NUOV* CITTADIN* E LA PROMESSA TRADITA DELL’EGUAGLIANZA
Diciamo la verità, quando si è saputo che lo stragista di Monaco non era un terrorista islamico, la Germania ha tirato un sospiro di sollievo. Sollievo durato pochissimo, giusto il tempo di apprendere la notizia dell’attentato di Ansbach, che questa volta pare invece avere dei legami (quanto forti e reali è ancora da verificare) con la galassia del terrorismo islamista. E, anche se statisticamente il rischio di essere coinvolti in un attentato in Europa è ancora infinitamente inferiore a molte altre cause di mortalità, la tensione è altissima.
La vicenda di Monaco però non merita di essere messa in secondo piano “solo” perché non si trattava di terrorismo islamico, essendo invece molto significativa ed emblematica.
Chi ha sparato nel centro commerciale della capitale bavarese era infatti “solo” un ragazzo di 18 anni tedesco-iraniano, nato e cresciuto in Baviera, con evidenti problemi esistenziali e psichici, che aveva maturato molto odio nei confronti dei suoi coetanei perché vittima di bullismo. C’è chi ha tentato di aggrapparsi a quelle origini iraniane per spiegare il suo gesto. E in effetti forse una relazione con la strage ce l’hanno, ma non nel senso in cui vorrebbero gli xenofobi nostrani. Il profondo disagio in cui viveva Ali David Sonboly è comune a moltissimi “nuovi cittadini”, giovani con origini stranieri, immigrati di seconda generazione o ragazzi con un “Migrationshintergrund”, con un “retroterra di migrazione”, come dicono i tedeschi. Ragazzi spesso nati in Europa o comunque arrivati quando avevano pochi anni, e cresciuti nella tensione fra il mondo di provenienza, che continua ad avere nella loro formazione un peso soprattutto simbolico enorme, e quello in cui di fatto vivono e al quale però non sentono di appartenere integralmente.
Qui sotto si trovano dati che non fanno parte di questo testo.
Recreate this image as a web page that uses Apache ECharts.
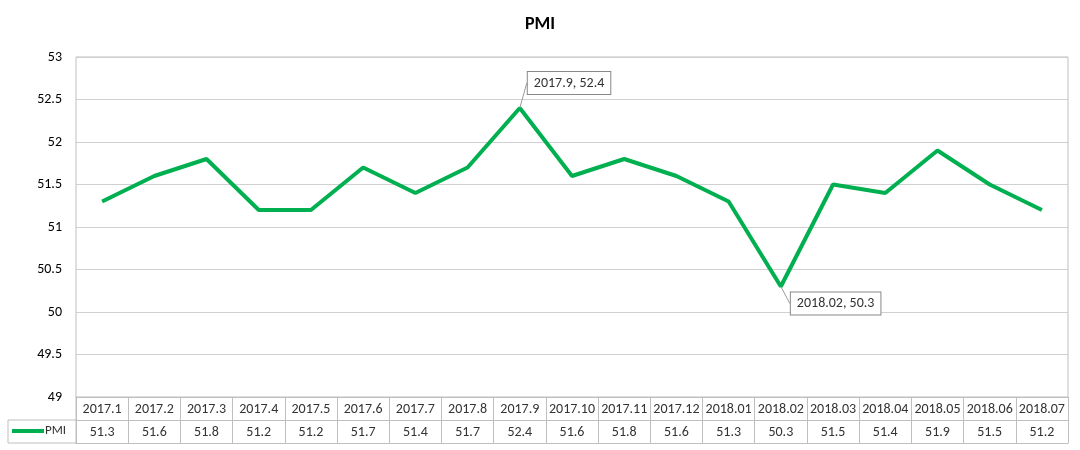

Non c’è alcun dubbio – parlano le statiche – che i figli degli immigrati hanno poche chance di emanciparsi dalle condizioni socio-economiche dei genitori e di salire i gradini della scala sociale. La causa di questa scarsa mobilità non è tanto dovuta alle origini straniere in sé quanto al fatto che in generale nelle nostre società l’appartenenza sociale dei genitori determina in gran parte quella dei figli e, sempre statisticamente parlando, la maggior parte degli immigrati appartiene alle fasce più deboli della popolazione. Dunque la dinamica che vivono questi ragazzi è, dal punto di vista esterno e oggettivo, analoga a quella dei loro coetanei dei ceti più bassi, ai quali dunque dovrebbe legarli una solidarietà “di classe”. Ma si dà il caso che le origini straniere assegnino a questa dinamica, da un punto di vista soggettivo e simbolico, un significato diverso e che, miscelando vari elementi, possano innescare dinamiche molto complicate da comprendere e da gestire.
Ho di recente conosciuto una ragazza che a mio parere sintetizza perfettamente il momento sociale e storico che stiamo vivendo. Nasrin – la chiamerò così – è nata in Siria, da una famiglia curda che si è trasferita in Germania quando lei aveva 9 anni. Oggi lei ne ha 29, la sua lingua “madre” è il curdo, che però sa parlare ma non scrivere, perché ha studiato nelle scuole tedesche per cui la sua lingua principale è il tedesco. È andata sempre molto bene a scuola, tanto che dopo qualche anno di Realschule (una scuola che non rilascia l’Abitur, il titolo di studio necessario per iscriversi all’università), su suggerimento degli insegnanti, è passata al Ginnasio e oggi frequenta l’università. Il ritardo accumulato nei primi anni (appena arrivata ha dovuto ricominciare dalla prima elementare) se lo porta appresso come un fardello e un complesso di inferiorità di cui vuole presto liberarsi. Quando tornava in Siria (da qualche tempo non può più farlo a causa della guerra), la consideravano una tedesca, in Germania continuano a chiederle “da dove vieni?” nonostante non abbia il minimo accento straniero. Questa mancanza di radici, questa impossibilità di trovare un’identità pesa potentemente nelle sue relazioni sociali. Lei per certi versi continua a sentirsi un’ospite in Germania, per altri, nonostante sia curda, di religione yazida, mi ha confidato che ha difficoltà a indossare minigonne per paura che i suoi “connazionali” musulmani che incontra per strada in Germania la giudichino una poco di buono. È insomma un concentrato di contraddizioni.
E finché l’appartenenza alla comunità sociale e politica europea non sarà capace di generare un sentimento di identità in questi nuovi cittadini – cosa possibile solo se la promessa di eguaglianza venga realmente mantenuta e non sistematicamente tradita – queste contraddizioni sono destinate a esplodere.